7. How do you and your spouse find time for each other, the kids, and yourselves?
We plan out date nights in advance.
We plan out family events in advance. We know what we are doing almost every weekend for the rest of 2021.
We sit down every Sunday night together and talk about and plan for the week ahead.
We have traditions
There are standing dates every week to make time for family:
We eat dinner together every night
We have family story time all together before bed.
We have family dinner at my parents’ house every Friday
We have pancake Saturday with the kids every Saturday morning.
We Communicate EVERY DAY
WE make sure to talk every day.
My husband leaves SUPER early for work in the AM. He is gone by the time the kids and I wake up for our day. After I drop the kids off at daycare, I call him on my way to work. We talk about our day and encourage each other to have a great day.
We talk every night before bed.
We text throughout the day.
8. What is the biggest piece of advice do you have for struggling moms?
Tell someone you trust you are struggling. Do not carry that burden alone.
Seek out mom friends. They understand uniquely what it means to be a mom.
Seek out positivity related to motherhood- podcasts, Instagram accounts, friendships, support groups, etc.
Block out any social media that makes you feel bad about yourself as a mother.
Give yourself ALL the grace. You are human.
I know it sounds cheesy but repeat your truths or affirmations to yourself often (anytime you are feeling less than).
You were fearfully and wonderfully made.
You are enough just the way you are.
You were chosen to be _____’s mom. No one could do it better.
You are exactly what your child needs.
You are worthy.
You are more than just a mother.
9. What is the most rewarding thing about being a mom?
Watching my babies grow and learn every day.

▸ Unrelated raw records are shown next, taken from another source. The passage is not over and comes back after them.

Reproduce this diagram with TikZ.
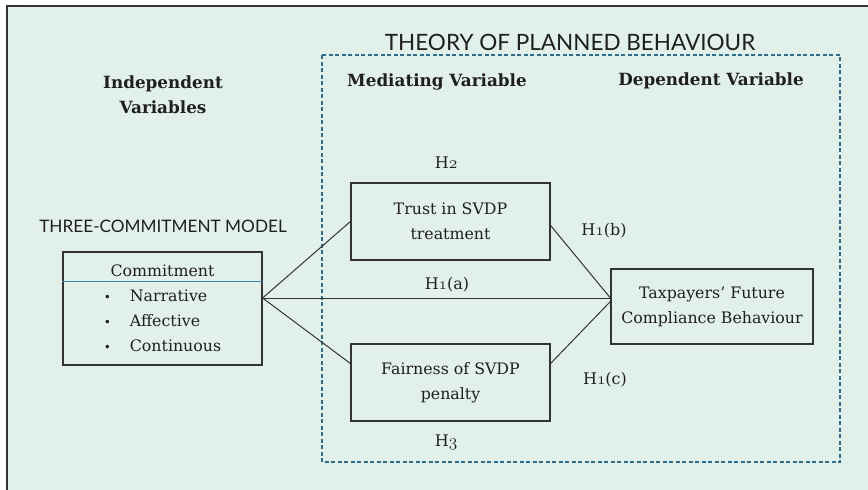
\documentclass[tikz,border=0pt]{standalone}
\usepackage{fontspec}
\setmainfont{DejaVu Serif}
\newfontfamily\gillfont{Lato}
\definecolor{mintbg}{HTML}{E2F0EA}
\definecolor{tpbblue}{HTML}{2D6E8F}
\definecolor{lineblue}{HTML}{3A86B0}
\newcommand{\hnum}[1]{$\mathnormal{#1}$}
\begin{document}
\begin{tikzpicture}[x=1pt,y=-1pt,font=\fontsize{15.8}{25}\selectfont,text=black!88]
\tikzstyle{var}=[draw=black!80, line width=1.2pt, align=center, inner sep=0pt]
\tikzstyle{head}=[font=\fontsize{16.8}{25}\selectfont\bfseries, align=center]
\tikzstyle{theory}=[font=\gillfont\fontsize{22.5}{24}\selectfont]
\tikzstyle{hyp}=[font=\fontsize{16}{20}\selectfont]
\tikzstyle{link}=[draw=black!80, line width=1pt]
\useasboundingbox (0,0) rectangle (868,490);
\fill[mintbg] (7,6) rectangle (868,490);
\draw[black!80, line width=1.6pt] (7,490) -- (7,6) -- (868,6);
\draw[tpbblue, line width=1.6pt, dash pattern=on 4pt off 2.5pt] (322,55) rectangle (840,462);
\node[theory] (tpb) at (570,42) {THEORY OF PLANNED BEHAVIOUR};
\node[head] (indep) at (163,95) {Independent\\Variables};
\node[head] (medi) at (437,82) {Mediating Variable};
\node[head] (depe) at (711,81) {Dependent Variable};
\node[theory, font=\gillfont\fontsize{17.2}{20}\selectfont] (tcm) at (163,226) {THREE-COMMITMENT MODEL};
\node[var, minimum width=199, minimum height=113] (commit) at (162.5,308.5)
  {\begin{tabular}{@{}r@{\hspace{19pt}}l@{}}
   \multicolumn{2}{c}{Commitment}\\
   {\fontsize{12}{12}\selectfont\textbullet} & Narrative\\
   {\fontsize{12}{12}\selectfont\textbullet} & Affective\\
   {\fontsize{12}{12}\selectfont\textbullet} & Continuous
   \end{tabular}};
\draw[lineblue, line width=1pt] ([yshift=-30pt]commit.north west) -- ([yshift=-30pt]commit.north east);
\node[var, minimum width=199, minimum height=77] (trust) at (450.5,221.5) {Trust in SVDP\\treatment};
\node[var, minimum width=199, minimum height=77] (fair) at (450.5,382.5) {Fairness of SVDP\\penalty};
\node[var, minimum width=202, minimum height=75] (tax) at (712,306.5) {Taxpayers' Future\\Compliance Behaviour};
\coordinate (hub) at ([yshift=10.5pt]commit.east);
\coordinate (tin) at (tax.west |- hub);
\draw[link] (hub) -- (trust.west);
\draw[link] (hub) -- ([yshift=19pt]fair.west);
\draw[link] (hub) -- (tin);
\draw[link] ([yshift=-4pt]trust.east) -- (tin);
\draw[link] ([yshift=19pt]fair.east) -- ([yshift=5pt]tax.west);
\node[hyp] (h2) at (446,163) {H\hnum{2}};
\node[hyp] (h3) at (446,442) {H\hnum{3}};
\node[hyp] (h1a) at (447,285) {H\hnum{1}(a)};
\node[hyp] (h1b) at (604,231) {H\hnum{1}(b)};
\node[hyp] (h1c) at (605,380) {H\hnum{1}(c)};
\end{tikzpicture}
\end{document}
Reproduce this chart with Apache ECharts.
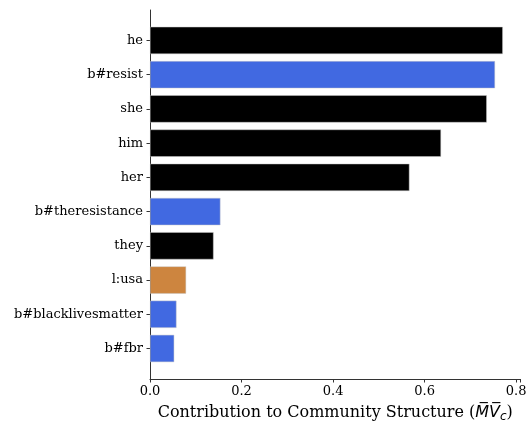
<!DOCTYPE html>
<html>
<head>
<meta charset="utf-8">
<script src="https://cdn.jsdelivr.net/npm/echarts@6/dist/echarts.min.js"></script>
<style>html,body{margin:0;padding:0;background:#fff}#c{width:531px;height:421px}</style>
</head>
<body>
<div id="c"></div>
<script>
const categories = ['he', 'b#resist', 'she', 'him', 'her', 'b#theresistance', 'they', 'l:usa', 'b#blacklivesmatter', 'b#fbr'];
const values = [0.771, 0.754, 0.736, 0.636, 0.567, 0.154, 0.139, 0.079, 0.058, 0.053];
const groups = ['word', 'hashtag', 'word', 'word', 'word', 'hashtag', 'word', 'location', 'hashtag', 'hashtag'];
const xTicks = [0.0, 0.2, 0.4, 0.6, 0.8];

const groupColor = { word: '#000000', hashtag: '#4169E1', location: '#CD853F' };
const FONT = 'DejaVu Serif';
const MATH = 'DejaVu Sans';
const xMax = Math.max(...values) * 1.05;

const chart = echarts.init(document.getElementById('c'), null, { renderer: 'canvas' });
const axisCol = '#333333';
chart.setOption({
  animation: false,
  textStyle: { fontFamily: FONT },
  grid: [
    { left: 150, right: 10.5, top: 10, bottom: 42, containLabel: false, outerBoundsMode: 'none' },
    { left: 150, right: 10.5, top: 23.35, bottom: 55.4, containLabel: false, outerBoundsMode: 'none' }
  ],
  xAxis: [
    {
      gridIndex: 0, type: 'value', min: 0, max: xMax, interval: 0.2,
      splitLine: { show: false },
      axisLine: { show: true, lineStyle: { color: axisCol, width: 1 } },
      axisTick: { show: true, length: 3.5, lineStyle: { color: axisCol } },
      axisLabel: { color: '#000', fontSize: 13, fontFamily: FONT, margin: 6,
        formatter: v => xTicks.some(t => Math.abs(t - v) < 1e-9) ? v.toFixed(1) : '' },
      name: '{n|Contribution to Community Structure (}{mv|M\u0305V\u0305}{sub|c}{n|)}',
      nameLocation: 'middle', nameGap: 24,
      nameTextStyle: {
        rich: {
          n: { fontSize: 16, fontFamily: FONT, color: '#000' },
          mv: { fontSize: 16, fontFamily: MATH, fontStyle: 'italic', color: '#000' },
          sub: { fontSize: 12, fontFamily: MATH, fontStyle: 'italic', color: '#000', padding: [8, 0, 0, 0] }
        }
      }
    },
    {
      gridIndex: 1, type: 'value', min: 0, max: xMax, show: false
    }
  ],
  yAxis: [
    {
      gridIndex: 0, type: 'value', min: 0, max: 1,
      splitLine: { show: false },
      axisLine: { show: true, lineStyle: { color: axisCol, width: 1 } },
      axisTick: { show: false }, axisLabel: { show: false }
    },
    {
      gridIndex: 1, type: 'category', data: categories, inverse: true,
      axisLine: { show: false },
      axisTick: { show: true, alignWithLabel: true, length: 3.5, lineStyle: { color: axisCol } },
      axisLabel: { color: '#000', fontSize: 13, fontFamily: FONT, margin: 7 }
    }
  ],
  series: [{
    type: 'bar', xAxisIndex: 1, yAxisIndex: 1,
    barWidth: '80%',
    data: values.map((v, i) => ({
      value: v,
      itemStyle: { color: groupColor[groups[i]], borderColor: 'rgba(200,200,200,0.8)', borderWidth: 0.6 }
    }))
  }]
});
</script>
</body>
</html>
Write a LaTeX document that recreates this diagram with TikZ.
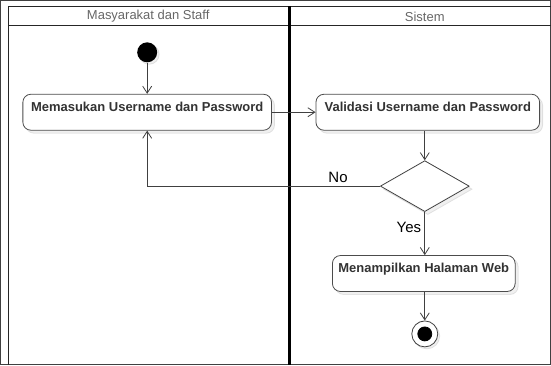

I love getting to know their different personalities. I love watching them together. I love watching them take what we (my husband and I) are teaching them and use it in the real world. I love watching them make friends and spread kindness to others. I love listening to their little laughs. I love their imagination. I love the way they see the good in people and the world. I love their excitement over each new thing they experience. I love watching them learn something. I love how proud they are when they do something for the first time. I love their little hugs and kisses and snuggles. I love that I get to love them.